[Records with drawing code]
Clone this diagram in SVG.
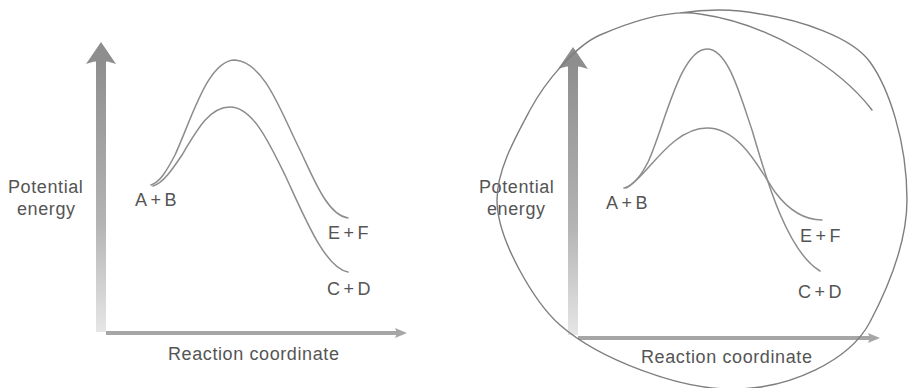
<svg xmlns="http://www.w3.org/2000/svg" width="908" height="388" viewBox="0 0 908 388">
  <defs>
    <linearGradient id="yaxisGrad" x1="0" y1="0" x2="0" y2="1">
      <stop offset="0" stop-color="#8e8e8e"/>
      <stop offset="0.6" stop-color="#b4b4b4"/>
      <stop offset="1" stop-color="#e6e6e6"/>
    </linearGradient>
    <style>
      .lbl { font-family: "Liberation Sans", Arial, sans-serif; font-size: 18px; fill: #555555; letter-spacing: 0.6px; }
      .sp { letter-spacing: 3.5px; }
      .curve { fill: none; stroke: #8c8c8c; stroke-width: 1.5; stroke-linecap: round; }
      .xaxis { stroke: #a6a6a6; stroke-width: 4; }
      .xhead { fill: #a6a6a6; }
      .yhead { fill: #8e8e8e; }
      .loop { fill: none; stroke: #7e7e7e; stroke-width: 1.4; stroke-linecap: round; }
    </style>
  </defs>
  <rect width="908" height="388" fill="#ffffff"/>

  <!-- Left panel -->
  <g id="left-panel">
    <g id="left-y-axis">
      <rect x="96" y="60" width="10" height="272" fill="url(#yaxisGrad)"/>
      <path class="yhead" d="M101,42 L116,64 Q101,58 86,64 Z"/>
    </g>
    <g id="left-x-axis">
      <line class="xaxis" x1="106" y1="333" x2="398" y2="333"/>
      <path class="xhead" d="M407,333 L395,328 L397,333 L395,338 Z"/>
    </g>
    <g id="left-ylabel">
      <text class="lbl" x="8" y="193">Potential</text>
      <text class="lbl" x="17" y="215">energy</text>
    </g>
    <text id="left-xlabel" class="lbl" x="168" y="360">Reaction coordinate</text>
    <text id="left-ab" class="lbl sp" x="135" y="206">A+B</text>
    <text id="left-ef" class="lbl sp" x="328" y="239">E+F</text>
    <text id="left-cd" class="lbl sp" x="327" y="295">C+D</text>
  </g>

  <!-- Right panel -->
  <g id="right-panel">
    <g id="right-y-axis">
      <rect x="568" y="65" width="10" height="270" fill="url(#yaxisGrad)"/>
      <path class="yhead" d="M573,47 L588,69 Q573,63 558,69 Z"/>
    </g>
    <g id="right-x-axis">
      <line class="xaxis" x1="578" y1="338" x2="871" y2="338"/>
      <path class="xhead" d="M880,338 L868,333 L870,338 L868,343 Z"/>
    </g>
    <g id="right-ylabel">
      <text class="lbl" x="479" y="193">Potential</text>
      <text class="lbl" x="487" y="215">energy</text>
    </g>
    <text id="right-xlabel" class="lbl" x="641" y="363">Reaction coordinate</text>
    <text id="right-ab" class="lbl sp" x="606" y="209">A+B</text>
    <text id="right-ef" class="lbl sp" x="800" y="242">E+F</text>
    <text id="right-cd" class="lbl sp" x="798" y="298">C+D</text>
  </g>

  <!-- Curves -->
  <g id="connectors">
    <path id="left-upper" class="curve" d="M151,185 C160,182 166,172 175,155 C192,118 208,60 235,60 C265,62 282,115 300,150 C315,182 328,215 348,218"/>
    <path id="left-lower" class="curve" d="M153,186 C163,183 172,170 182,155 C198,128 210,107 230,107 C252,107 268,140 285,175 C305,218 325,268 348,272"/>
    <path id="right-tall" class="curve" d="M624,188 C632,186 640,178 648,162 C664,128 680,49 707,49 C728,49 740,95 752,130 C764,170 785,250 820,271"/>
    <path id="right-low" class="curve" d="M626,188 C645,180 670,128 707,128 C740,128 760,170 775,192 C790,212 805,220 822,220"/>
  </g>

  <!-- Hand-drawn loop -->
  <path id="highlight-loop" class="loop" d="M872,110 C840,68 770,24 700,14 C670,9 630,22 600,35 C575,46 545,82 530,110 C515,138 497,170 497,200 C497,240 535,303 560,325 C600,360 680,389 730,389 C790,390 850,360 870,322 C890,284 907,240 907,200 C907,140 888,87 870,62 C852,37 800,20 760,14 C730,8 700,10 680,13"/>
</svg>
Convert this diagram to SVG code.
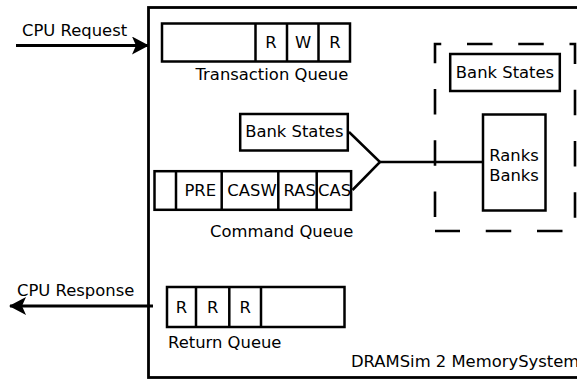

*WRITTEN PROBLEM*. Copy every record above exactly as written, but leave out the pictures.

*RESULT FOR THIS EXERCISE*.
Clone this diagram in SVG.
<svg xmlns="http://www.w3.org/2000/svg" width="908" height="388" viewBox="0 0 908 388">
  <defs>
    <linearGradient id="yaxisGrad" x1="0" y1="0" x2="0" y2="1">
      <stop offset="0" stop-color="#8e8e8e"/>
      <stop offset="0.6" stop-color="#b4b4b4"/>
      <stop offset="1" stop-color="#e6e6e6"/>
    </linearGradient>
    <style>
      .lbl { font-family: "Liberation Sans", Arial, sans-serif; font-size: 18px; fill: #555555; letter-spacing: 0.6px; }
      .sp { letter-spacing: 3.5px; }
      .curve { fill: none; stroke: #8c8c8c; stroke-width: 1.5; stroke-linecap: round; }
      .xaxis { stroke: #a6a6a6; stroke-width: 4; }
      .xhead { fill: #a6a6a6; }
      .yhead { fill: #8e8e8e; }
      .loop { fill: none; stroke: #7e7e7e; stroke-width: 1.4; stroke-linecap: round; }
    </style>
  </defs>
  <rect width="908" height="388" fill="#ffffff"/>

  <!-- Left panel -->
  <g id="left-panel">
    <g id="left-y-axis">
      <rect x="96" y="60" width="10" height="272" fill="url(#yaxisGrad)"/>
      <path class="yhead" d="M101,42 L116,64 Q101,58 86,64 Z"/>
    </g>
    <g id="left-x-axis">
      <line class="xaxis" x1="106" y1="333" x2="398" y2="333"/>
      <path class="xhead" d="M407,333 L395,328 L397,333 L395,338 Z"/>
    </g>
    <g id="left-ylabel">
      <text class="lbl" x="8" y="193">Potential</text>
      <text class="lbl" x="17" y="215">energy</text>
    </g>
    <text id="left-xlabel" class="lbl" x="168" y="360">Reaction coordinate</text>
    <text id="left-ab" class="lbl sp" x="135" y="206">A+B</text>
    <text id="left-ef" class="lbl sp" x="328" y="239">E+F</text>
    <text id="left-cd" class="lbl sp" x="327" y="295">C+D</text>
  </g>

  <!-- Right panel -->
  <g id="right-panel">
    <g id="right-y-axis">
      <rect x="568" y="65" width="10" height="270" fill="url(#yaxisGrad)"/>
      <path class="yhead" d="M573,47 L588,69 Q573,63 558,69 Z"/>
    </g>
    <g id="right-x-axis">
      <line class="xaxis" x1="578" y1="338" x2="871" y2="338"/>
      <path class="xhead" d="M880,338 L868,333 L870,338 L868,343 Z"/>
    </g>
    <g id="right-ylabel">
      <text class="lbl" x="479" y="193">Potential</text>
      <text class="lbl" x="487" y="215">energy</text>
    </g>
    <text id="right-xlabel" class="lbl" x="641" y="363">Reaction coordinate</text>
    <text id="right-ab" class="lbl sp" x="606" y="209">A+B</text>
    <text id="right-ef" class="lbl sp" x="800" y="242">E+F</text>
    <text id="right-cd" class="lbl sp" x="798" y="298">C+D</text>
  </g>

  <!-- Curves -->
  <g id="connectors">
    <path id="left-upper" class="curve" d="M151,185 C160,182 166,172 175,155 C192,118 208,60 235,60 C265,62 282,115 300,150 C315,182 328,215 348,218"/>
    <path id="left-lower" class="curve" d="M153,186 C163,183 172,170 182,155 C198,128 210,107 230,107 C252,107 268,140 285,175 C305,218 325,268 348,272"/>
    <path id="right-tall" class="curve" d="M624,188 C632,186 640,178 648,162 C664,128 680,49 707,49 C728,49 740,95 752,130 C764,170 785,250 820,271"/>
    <path id="right-low" class="curve" d="M626,188 C645,180 670,128 707,128 C740,128 760,170 775,192 C790,212 805,220 822,220"/>
  </g>

  <!-- Hand-drawn loop -->
  <path id="highlight-loop" class="loop" d="M872,110 C840,68 770,24 700,14 C670,9 630,22 600,35 C575,46 545,82 530,110 C515,138 497,170 497,200 C497,240 535,303 560,325 C600,360 680,389 730,389 C790,390 850,360 870,322 C890,284 907,240 907,200 C907,140 888,87 870,62 C852,37 800,20 760,14 C730,8 700,10 680,13"/>
</svg>
Convert this diagram to SVG code.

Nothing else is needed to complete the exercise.